— Start —

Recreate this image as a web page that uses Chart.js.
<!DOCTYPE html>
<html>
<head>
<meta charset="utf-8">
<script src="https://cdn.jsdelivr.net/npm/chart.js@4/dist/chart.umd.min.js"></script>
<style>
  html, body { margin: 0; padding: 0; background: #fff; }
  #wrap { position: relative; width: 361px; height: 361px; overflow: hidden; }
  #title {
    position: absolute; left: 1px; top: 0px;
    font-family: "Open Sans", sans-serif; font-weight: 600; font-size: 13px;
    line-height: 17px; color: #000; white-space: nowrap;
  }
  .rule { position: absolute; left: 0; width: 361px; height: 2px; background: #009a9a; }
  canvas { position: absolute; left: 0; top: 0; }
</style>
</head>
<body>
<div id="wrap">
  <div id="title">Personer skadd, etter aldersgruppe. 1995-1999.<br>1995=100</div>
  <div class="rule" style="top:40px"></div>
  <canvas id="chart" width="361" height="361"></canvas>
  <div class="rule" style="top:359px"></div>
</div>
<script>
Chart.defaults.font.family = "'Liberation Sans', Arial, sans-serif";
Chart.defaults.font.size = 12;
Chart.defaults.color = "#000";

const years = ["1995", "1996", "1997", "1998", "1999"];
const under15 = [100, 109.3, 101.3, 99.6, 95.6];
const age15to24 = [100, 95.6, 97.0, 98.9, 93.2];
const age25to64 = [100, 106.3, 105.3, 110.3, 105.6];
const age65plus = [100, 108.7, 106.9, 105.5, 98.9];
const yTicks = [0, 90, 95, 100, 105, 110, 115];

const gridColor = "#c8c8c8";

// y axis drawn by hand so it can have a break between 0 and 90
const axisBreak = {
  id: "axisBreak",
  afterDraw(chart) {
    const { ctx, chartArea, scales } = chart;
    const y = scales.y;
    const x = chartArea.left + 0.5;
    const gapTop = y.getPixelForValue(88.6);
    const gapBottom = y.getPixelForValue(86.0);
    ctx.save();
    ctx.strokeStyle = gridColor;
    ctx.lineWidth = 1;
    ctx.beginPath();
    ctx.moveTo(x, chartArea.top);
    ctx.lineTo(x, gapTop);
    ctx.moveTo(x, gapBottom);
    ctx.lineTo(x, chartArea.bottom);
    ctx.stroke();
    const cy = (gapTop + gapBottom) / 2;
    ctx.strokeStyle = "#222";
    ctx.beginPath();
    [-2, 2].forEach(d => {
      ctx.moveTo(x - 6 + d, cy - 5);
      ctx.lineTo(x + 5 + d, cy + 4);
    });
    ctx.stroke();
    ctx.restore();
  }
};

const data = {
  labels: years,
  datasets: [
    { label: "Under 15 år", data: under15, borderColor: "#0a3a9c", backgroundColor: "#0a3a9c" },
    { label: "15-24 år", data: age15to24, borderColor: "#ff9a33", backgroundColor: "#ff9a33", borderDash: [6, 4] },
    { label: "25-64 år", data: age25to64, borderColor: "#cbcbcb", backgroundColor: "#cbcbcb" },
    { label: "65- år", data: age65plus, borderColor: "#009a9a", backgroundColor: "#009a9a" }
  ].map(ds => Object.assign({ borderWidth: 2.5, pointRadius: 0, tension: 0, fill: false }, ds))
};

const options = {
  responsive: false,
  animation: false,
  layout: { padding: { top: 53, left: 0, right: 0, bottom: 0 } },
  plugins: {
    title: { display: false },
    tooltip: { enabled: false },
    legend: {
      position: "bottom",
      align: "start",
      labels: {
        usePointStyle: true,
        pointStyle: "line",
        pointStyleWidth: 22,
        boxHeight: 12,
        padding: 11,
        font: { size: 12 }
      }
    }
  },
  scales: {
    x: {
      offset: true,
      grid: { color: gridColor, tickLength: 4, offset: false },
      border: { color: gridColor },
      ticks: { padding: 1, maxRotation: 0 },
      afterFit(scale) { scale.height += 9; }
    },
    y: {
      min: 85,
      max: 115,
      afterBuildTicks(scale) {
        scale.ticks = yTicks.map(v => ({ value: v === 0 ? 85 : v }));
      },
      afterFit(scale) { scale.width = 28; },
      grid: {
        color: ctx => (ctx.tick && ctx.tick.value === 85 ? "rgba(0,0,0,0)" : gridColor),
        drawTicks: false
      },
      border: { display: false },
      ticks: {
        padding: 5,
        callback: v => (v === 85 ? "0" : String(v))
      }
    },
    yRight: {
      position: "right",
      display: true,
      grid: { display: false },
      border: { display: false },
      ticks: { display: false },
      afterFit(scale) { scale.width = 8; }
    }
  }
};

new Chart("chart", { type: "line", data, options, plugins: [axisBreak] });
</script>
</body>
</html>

— End —

▶ **Prompt**
Copy out the whole listing exactly as written.

▶ **Completed exercise**
Recreate this image as a web page that uses Chart.js.
<!DOCTYPE html>
<html>
<head>
<meta charset="utf-8">
<script src="https://cdn.jsdelivr.net/npm/chart.js@4/dist/chart.umd.min.js"></script>
<style>
  html, body { margin: 0; padding: 0; background: #fff; }
  #wrap { position: relative; width: 361px; height: 361px; overflow: hidden; }
  #title {
    position: absolute; left: 1px; top: 0px;
    font-family: "Open Sans", sans-serif; font-weight: 600; font-size: 13px;
    line-height: 17px; color: #000; white-space: nowrap;
  }
  .rule { position: absolute; left: 0; width: 361px; height: 2px; background: #009a9a; }
  canvas { position: absolute; left: 0; top: 0; }
</style>
</head>
<body>
<div id="wrap">
  <div id="title">Personer skadd, etter aldersgruppe. 1995-1999.<br>1995=100</div>
  <div class="rule" style="top:40px"></div>
  <canvas id="chart" width="361" height="361"></canvas>
  <div class="rule" style="top:359px"></div>
</div>
<script>
Chart.defaults.font.family = "'Liberation Sans', Arial, sans-serif";
Chart.defaults.font.size = 12;
Chart.defaults.color = "#000";

const years = ["1995", "1996", "1997", "1998", "1999"];
const under15 = [100, 109.3, 101.3, 99.6, 95.6];
const age15to24 = [100, 95.6, 97.0, 98.9, 93.2];
const age25to64 = [100, 106.3, 105.3, 110.3, 105.6];
const age65plus = [100, 108.7, 106.9, 105.5, 98.9];
const yTicks = [0, 90, 95, 100, 105, 110, 115];

const gridColor = "#c8c8c8";

// y axis drawn by hand so it can have a break between 0 and 90
const axisBreak = {
  id: "axisBreak",
  afterDraw(chart) {
    const { ctx, chartArea, scales } = chart;
    const y = scales.y;
    const x = chartArea.left + 0.5;
    const gapTop = y.getPixelForValue(88.6);
    const gapBottom = y.getPixelForValue(86.0);
    ctx.save();
    ctx.strokeStyle = gridColor;
    ctx.lineWidth = 1;
    ctx.beginPath();
    ctx.moveTo(x, chartArea.top);
    ctx.lineTo(x, gapTop);
    ctx.moveTo(x, gapBottom);
    ctx.lineTo(x, chartArea.bottom);
    ctx.stroke();
    const cy = (gapTop + gapBottom) / 2;
    ctx.strokeStyle = "#222";
    ctx.beginPath();
    [-2, 2].forEach(d => {
      ctx.moveTo(x - 6 + d, cy - 5);
      ctx.lineTo(x + 5 + d, cy + 4);
    });
    ctx.stroke();
    ctx.restore();
  }
};

const data = {
  labels: years,
  datasets: [
    { label: "Under 15 år", data: under15, borderColor: "#0a3a9c", backgroundColor: "#0a3a9c" },
    { label: "15-24 år", data: age15to24, borderColor: "#ff9a33", backgroundColor: "#ff9a33", borderDash: [6, 4] },
    { label: "25-64 år", data: age25to64, borderColor: "#cbcbcb", backgroundColor: "#cbcbcb" },
    { label: "65- år", data: age65plus, borderColor: "#009a9a", backgroundColor: "#009a9a" }
  ].map(ds => Object.assign({ borderWidth: 2.5, pointRadius: 0, tension: 0, fill: false }, ds))
};

const options = {
  responsive: false,
  animation: false,
  layout: { padding: { top: 53, left: 0, right: 0, bottom: 0 } },
  plugins: {
    title: { display: false },
    tooltip: { enabled: false },
    legend: {
      position: "bottom",
      align: "start",
      labels: {
        usePointStyle: true,
        pointStyle: "line",
        pointStyleWidth: 22,
        boxHeight: 12,
        padding: 11,
        font: { size: 12 }
      }
    }
  },
  scales: {
    x: {
      offset: true,
      grid: { color: gridColor, tickLength: 4, offset: false },
      border: { color: gridColor },
      ticks: { padding: 1, maxRotation: 0 },
      afterFit(scale) { scale.height += 9; }
    },
    y: {
      min: 85,
      max: 115,
      afterBuildTicks(scale) {
        scale.ticks = yTicks.map(v => ({ value: v === 0 ? 85 : v }));
      },
      afterFit(scale) { scale.width = 28; },
      grid: {
        color: ctx => (ctx.tick && ctx.tick.value === 85 ? "rgba(0,0,0,0)" : gridColor),
        drawTicks: false
      },
      border: { display: false },
      ticks: {
        padding: 5,
        callback: v => (v === 85 ? "0" : String(v))
      }
    },
    yRight: {
      position: "right",
      display: true,
      grid: { display: false },
      border: { display: false },
      ticks: { display: false },
      afterFit(scale) { scale.width = 8; }
    }
  }
};

new Chart("chart", { type: "line", data, options, plugins: [axisBreak] });
</script>
</body>
</html>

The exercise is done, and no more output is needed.